A mesma coisa também se aplica a personagens como Tempestade e Polaris. A primeira já foi negligenciada por quase duas décadas, sem estar no devido e merecido centro das narrativas, já que ostenta o marco de ter sido uma das primeiras heroínas negras protagonistas no universo Marvel, fruto da luta afirmativa das décadas de 60 a 70 e de ícones reais como Angela Davis e Assata Shakur, e cuja potência intimidava os roteiristas. Chris Claremont havia escrito muito bem sua personagem, principalmente na década de 80. Pois, até quando tirou seus poderes, a manteve como líder dos X-men por direito conquistado na garra, estreando o famoso penteado de moicano, algo que ela preservaria até hoje (tanto o conhecimento de luta liderança sem super poderes, quanto o moicano, que, à despeito do cabelo comprido, ela vem preservando as laterais raspadas).
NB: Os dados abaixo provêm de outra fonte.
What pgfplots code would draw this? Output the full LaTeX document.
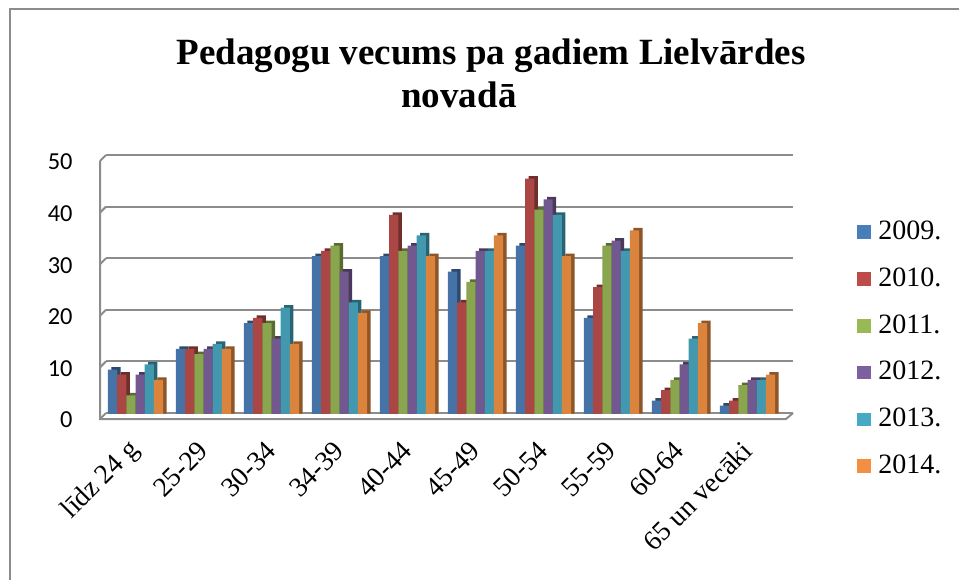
\documentclass[border=0pt]{standalone}
\usepackage{fontspec}
\setmainfont{Liberation Serif}
\newfontfamily\calibri{Carlito}
\usepackage{pgfplots}
\usepackage{pgfplotstable}
\pgfplotsset{compat=1.18}
\definecolor{c1}{HTML}{4572A7}
\definecolor{c2}{HTML}{AA4643}
\definecolor{c3}{HTML}{89A54E}
\definecolor{c4}{HTML}{71588F}
\definecolor{c5}{HTML}{4198AF}
\definecolor{c6}{HTML}{DB843D}
\definecolor{l1}{HTML}{4A7EBB}
\definecolor{l2}{HTML}{BE4B48}
\definecolor{l3}{HTML}{98B954}
\definecolor{l4}{HTML}{7D60A0}
\definecolor{l5}{HTML}{46AAC5}
\definecolor{l6}{HTML}{F28F43}
\definecolor{gridc}{HTML}{8C8C8C}

\pgfplotstableread{
x a b c d e f
0 9 8 4 8 10 7
1 13 13 12 13 14 13
2 18 19 18 15 21 14
3 31 32 33 28 22 20
4 31 39 32 33 35 31
5 28 22 26 32 32 35
6 33 46 40 42 39 31
7 19 25 33 34 32 36
8 3 5 7 10 15 18
9 2 3 6 7 7 8
}\datatable

\begin{document}
\begin{tikzpicture}
\begin{scope}[x=0.5pt,y=-0.5pt]
\path (0,0) rectangle (959,580);
\draw[line width=1pt, color=gridc] (9.5,580) -- (9.5,8.5) -- (959,8.5);
\node[anchor=base, font=\bfseries\fontsize{18.5}{22}\selectfont, inner sep=0pt] at (491,64) {Pedagogu vecums pa gadiem Lielvārdes};
\node[anchor=base, font=\bfseries\fontsize{18.5}{22}\selectfont, inner sep=0pt] at (459,107) {novadā};
% side wall and floor
\draw[line width=1pt, color=gridc] (100,161) -- (100,419) -- (786,419) -- (793,413);
\foreach \yy in {413,361.4,309.8,258.2,206.6,155} { \draw[line width=1pt, color=gridc] (100,\yy+6) -- (106,\yy); }
\end{scope}
\begin{axis}[
  at={(53pt,-206.5pt)}, anchor=south west,
  width=343.5pt, height=129pt, scale only axis,
  xmin=-0.434, xmax=9.669, ymin=0, ymax=50,
  ytick={0,10,...,50},
  xtick={0,...,9},
  xticklabels={līdz 24 g, 25-29, 30-34, 34-39, 40-44, 45-49, 50-54, 55-59, 60-64, 65 un vecāki},
  ymajorgrids, grid style={line width=1pt, gridc},
  axis line style={draw=none},
  major tick length=0pt, tick style={draw=none},
  /pgf/number format/assume math mode=true,
  yticklabel style={font=\calibri\fontsize{12.2}{13}\selectfont, inner sep=0pt, anchor=east, xshift=-16.5pt, yshift=-3.5pt},
  xticklabel style={font=\fontsize{13.8}{14}\selectfont, inner sep=0pt, yshift=-16.5pt, rotate=45, anchor=east},
  ybar, bar width=4.6pt,
  legend style={at={(1.093,0.246)}, anchor=west, draw=none, fill=none, inner sep=0pt,
    font=\fontsize{14}{15}\selectfont, row sep=10.4pt, column sep=3.5pt,
    nodes={inner sep=0pt, text height=10pt, text depth=3pt}},
  legend cell align=left,
  legend image code/.code={\fill[#1] (0pt,-3.2pt) rectangle (7pt,3.6pt);},
]
% depth (side/top faces)
\addplot[forget plot, fill=c1!65!black, draw=none, bar shift=-11.5pt, xshift=1.75pt, yshift=-0.25pt] table[x=x,y=a] {\datatable};
\addplot[forget plot, fill=c2!65!black, draw=none, bar shift=-6.9pt, xshift=1.75pt, yshift=-0.25pt] table[x=x,y=b] {\datatable};
\addplot[forget plot, fill=c3!65!black, draw=none, bar shift=-2.3pt, xshift=1.75pt, yshift=-0.25pt] table[x=x,y=c] {\datatable};
\addplot[forget plot, fill=c4!65!black, draw=none, bar shift=2.3pt, xshift=1.75pt, yshift=-0.25pt] table[x=x,y=d] {\datatable};
\addplot[forget plot, fill=c5!65!black, draw=none, bar shift=6.9pt, xshift=1.75pt, yshift=-0.25pt] table[x=x,y=e] {\datatable};
\addplot[forget plot, fill=c6!65!black, draw=none, bar shift=11.5pt, xshift=1.75pt, yshift=-0.25pt] table[x=x,y=f] {\datatable};
% front faces
\addplot[forget plot, fill=c1, draw=none, bar shift=-11.5pt, yshift=-1.5pt] table[x=x,y=a] {\datatable};
\addplot[forget plot, fill=c2, draw=none, bar shift=-6.9pt, yshift=-1.5pt] table[x=x,y=b] {\datatable};
\addplot[forget plot, fill=c3, draw=none, bar shift=-2.3pt, yshift=-1.5pt] table[x=x,y=c] {\datatable};
\addplot[forget plot, fill=c4, draw=none, bar shift=2.3pt, yshift=-1.5pt] table[x=x,y=d] {\datatable};
\addplot[forget plot, fill=c5, draw=none, bar shift=6.9pt, yshift=-1.5pt] table[x=x,y=e] {\datatable};
\addplot[forget plot, fill=c6, draw=none, bar shift=11.5pt, yshift=-1.5pt] table[x=x,y=f] {\datatable};
\addlegendimage{fill=l1, draw=none}
\addlegendimage{fill=l2, draw=none}
\addlegendimage{fill=l3, draw=none}
\addlegendimage{fill=l4, draw=none}
\addlegendimage{fill=l5, draw=none}
\addlegendimage{fill=l6, draw=none}
\legend{2009., 2010., 2011., 2012., 2013., 2014.}
\end{axis}
\pgfresetboundingbox
\path (0,0) rectangle (479.5pt,-290pt);
\end{tikzpicture}
\end{document}
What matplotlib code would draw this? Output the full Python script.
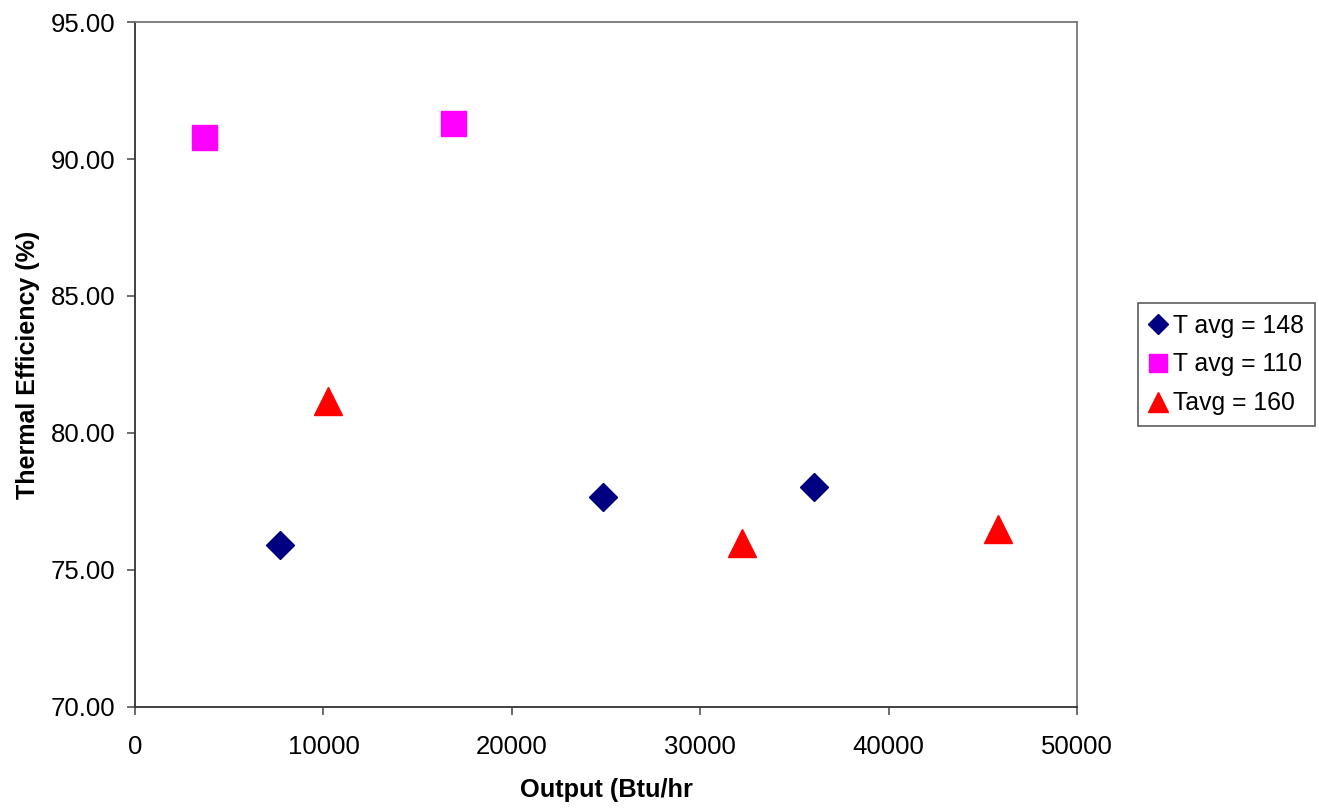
import matplotlib
matplotlib.use("Agg")
import matplotlib.pyplot as plt
from matplotlib.ticker import FormatStrFormatter

plt.rcParams['font.family'] = ['Liberation Sans', 'DejaVu Sans']

# data
x_148 = [7700, 24850, 36050]
y_148 = [75.91, 77.66, 78.03]
x_110 = [3650, 16900]
y_110 = [90.80, 91.30]
x_160 = [10250, 32200, 45800]
y_160 = [81.15, 76.00, 76.50]

fig = plt.figure(figsize=(13.19, 8.09), dpi=100)
ax = fig.add_axes([0.1024, 0.1261, 0.7141, 0.8467])

ax.plot(x_148, y_148, linestyle='none', marker='D', markersize=14,
        color='#000080', label='T avg = 148')
ax.plot(x_110, y_110, linestyle='none', marker='s', markersize=18,
        color='#ff00ff', label='T avg = 110')
ax.plot(x_160, y_160, linestyle='none', marker='^', markersize=20,
        color='#ff0000', label='Tavg = 160')

ax.set_xlim(0, 50000)
ax.set_ylim(70, 95)
ax.set_xticks([0, 10000, 20000, 30000, 40000, 50000])
ax.set_yticks([70, 75, 80, 85, 90, 95])
ax.yaxis.set_major_formatter(FormatStrFormatter('%.2f'))
ax.tick_params(direction='out', length=6, width=1.2, color='#555555',
               labelsize=18.5, pad=8)
ax.tick_params(axis='x', pad=14)
for s in ['left', 'bottom']:
    ax.spines[s].set_color('#333333')
    ax.spines[s].set_linewidth(1.3)
for s in ['top', 'right']:
    ax.spines[s].set_color('#777777')
    ax.spines[s].set_linewidth(1.3)

ax.set_xlabel('Output (Btu/hr', fontsize=18.3, fontweight='bold', labelpad=14)
ax.set_ylabel('Thermal Efficiency (%)', fontsize=18, fontweight='bold', labelpad=8)

leg = ax.legend(loc='center left', bbox_to_anchor=(1.065, 0.5), fontsize=17.8,
                frameon=True, fancybox=False, edgecolor='#333333',
                handlelength=0.7, handletextpad=0.25, borderpad=0.45,
                borderaxespad=0, labelspacing=0.6, markerscale=0.7)
leg.get_frame().set_linewidth(1.2)

fig.savefig('out.png', dpi=100)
Sem falar nas roupas que foram ganhando suas raízes ancestrais e traços da realeza que sua personagem adquiriu quando casou com o Pantera Negra e manteve esta postura mesmo após o divórcio. Hoje, ela é a chave de salvação do universo Marvel após a traição de Sinistro, que derrubou até Vingadores e Quarteto Fantástico e adulterou o gene mutante (menos o dela!).

A mesma coisa pode se dizer da nova Polaris autocentrada e em paz com sua neurodivergência. Polaris ajudou o novo X-Factor, que era a equipe mais diversa em termos de sexualidade LGBTQIAP+ já vista em HQs, sob o comando da ótima roteirista Queer Leah Williams, e, não à toa, investigava os mortos da Nação Mutante para poder ressuscitá-los, desinvizibiliando narrativas que tentaram apagar. E, além de resolver o assassinato da própria irmã Feiticeira Escarlate, ajudou-lhe a voltar à vida e a criar um paraíso mutante imortal em Krakoa. Sem falar que agora Polaris é uma das mutantes mais poderosas da nova equipe de X-men, finalmente como protagonista do time principal, e não mais coadjuvante ou figura apenas de bastidores. Ela participa de decisões da equipe e pode mudar o rumo de batalhas para salvar a equipe inteira por conta própria, sem culpa ou dúvida.

E notem que escritores mais diversos ajudaram e muito nisso. Nomes como Vita Ayala, pessoa não-binária e negra, roteirizaram equipes como os Novos Mutantes e até os Carrascos, além da equipe principal dos X-men, que já passou igualmente por suas mãos – especialmente em sagas cruciais, como “X de Espadas”, onde Tempestade começou a crescer de fato, por exemplo, antes mesmo de a personagem brilhar agora em “X-men Red”. E cada vez mais artistas diversos e representativos estão agregando e pensando fora da caixinha na equipe criativa dessas HQs, como pessoas trans ou Queer, vide Charlie Jane Anders e Tini Howard, respectivamente. Ainda bem, pois quem sai ganhando somos nós, leitores e espectadores que terão a chance de ler, demandar e acompanhar tais sagas potencialmente adaptadas depois para os cinemas. Que venham muitas mais histórias plurais.